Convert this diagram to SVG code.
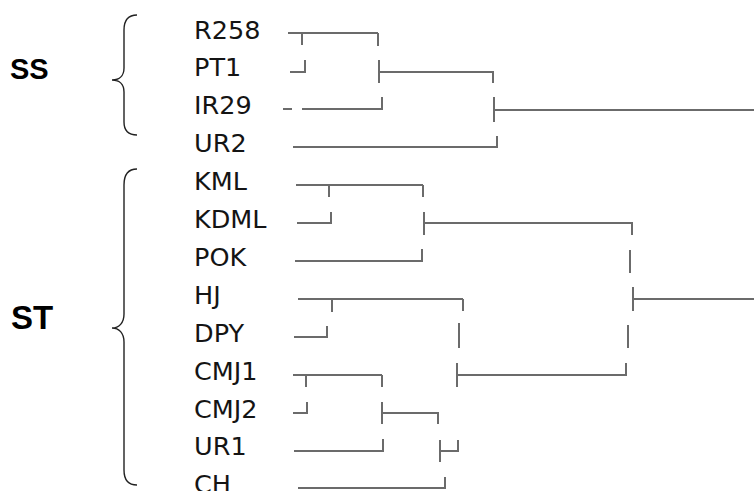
<svg xmlns="http://www.w3.org/2000/svg" width="754" height="491" viewBox="0 0 754 491">
  <style>
    .leaf { font-family: "DejaVu Sans", Verdana, sans-serif; font-size: 25.5px; fill: #141414; }
    .grp { font-family: "Liberation Sans", Arial, sans-serif; font-weight: bold; fill: #000; }
    .br { fill: none; stroke: #222; stroke-width: 1.4; }
    .ln { fill: none; stroke: #6b6b6b; stroke-width: 2; stroke-linecap: butt; }
  </style>
  <rect width="754" height="491" fill="#fff"/>

  <!-- group labels and braces -->
  <g id="group-ss">
    <text class="grp" x="10" y="79" font-size="29">SS</text>
    <path class="br" d="M137,15 C128,15 124,20 124,30 L124,68 C124,76 119,80 112,80 C119,80 124,84 124,92 L124,122 C124,131 128,135 137,135"/>
  </g>
  <g id="group-st">
    <text class="grp" x="11" y="329" font-size="33">ST</text>
    <path class="br" d="M137,169 C128,169 124,175 124,185 L124,314 C124,323 119,328 112,328 C119,328 124,333 124,342 L124,470 C124,480 128,485 137,485"/>
  </g>

  <!-- leaf labels -->
  <g id="leaf-R258"><text class="leaf" x="194" y="38.5">R258</text></g>
  <g id="leaf-PT1"><text class="leaf" x="194" y="76.4">PT1</text></g>
  <g id="leaf-IR29"><text class="leaf" x="194" y="114.3">IR29</text></g>
  <g id="leaf-UR2"><text class="leaf" x="194" y="152.2">UR2</text></g>
  <g id="leaf-KML"><text class="leaf" x="194" y="190.1">KML</text></g>
  <g id="leaf-KDML"><text class="leaf" x="194" y="228">KDML</text></g>
  <g id="leaf-POK"><text class="leaf" x="194" y="265.9">POK</text></g>
  <g id="leaf-HJ"><text class="leaf" x="194" y="303.8">HJ</text></g>
  <g id="leaf-DPY"><text class="leaf" x="194" y="341.7">DPY</text></g>
  <g id="leaf-CMJ1"><text class="leaf" x="194" y="379.6">CMJ1</text></g>
  <g id="leaf-CMJ2"><text class="leaf" x="194" y="417.5">CMJ2</text></g>
  <g id="leaf-UR1"><text class="leaf" x="194" y="455.4">UR1</text></g>
  <g id="leaf-CH"><text class="leaf" x="194" y="493">CH</text></g>

  <!-- dendrogram branches -->
  <g id="connectors" class="ln">
    <!-- SS cluster -->
    <path d="M288,33 H378 M302,33 V45 M378,33 V46"/>
    <path d="M290,72 H305 V60"/>
    <path d="M379,60 V83 M379,72 H493 V83"/>
    <path d="M283,109 H292 M302,109 H382 V97"/>
    <path d="M494,97 V122 M494,110 H754"/>
    <path d="M293,147 H497 V136"/>

    <!-- ST cluster -->
    <path d="M296,185 H423 M329,185 V197 M423,185 V197"/>
    <path d="M297,223 H331 V212"/>
    <path d="M424,212 V235 M424,223 H632 V235"/>
    <path d="M295,261 H422 V249"/>
    <path d="M630,250 V273"/>
    <path d="M298,299 H463 M332,299 V312 M463,299 V311"/>
    <path d="M633,287 V311 M633,299 H754"/>
    <path d="M294,337 H327 V326"/>
    <path d="M459,323 V348"/>
    <path d="M628,325 V348"/>
    <path d="M293,375 H382 M306,375 V387 M382,375 V387"/>
    <path d="M457,363 V387 M457,375 H626 V363"/>
    <path d="M293,413 H307 V402"/>
    <path d="M382,402 V424 M382,413 H438 V424"/>
    <path d="M294,451 H383 V439"/>
    <path d="M440,440 V462 M440,451 H458 V440"/>
    <path d="M298,488 H445 V477"/>
  </g>
</svg>
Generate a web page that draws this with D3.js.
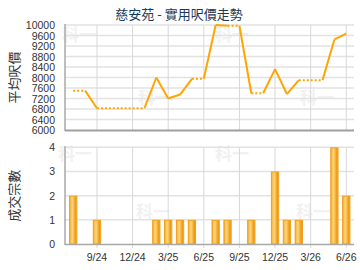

○ ○ ○

> _WHAT IS EXPECTED_
Pick out the lines containing the string "this".

> _FULL RESPONSE_
Convert this diagram to SVG code.
Generate a web page that draws this with D3.js.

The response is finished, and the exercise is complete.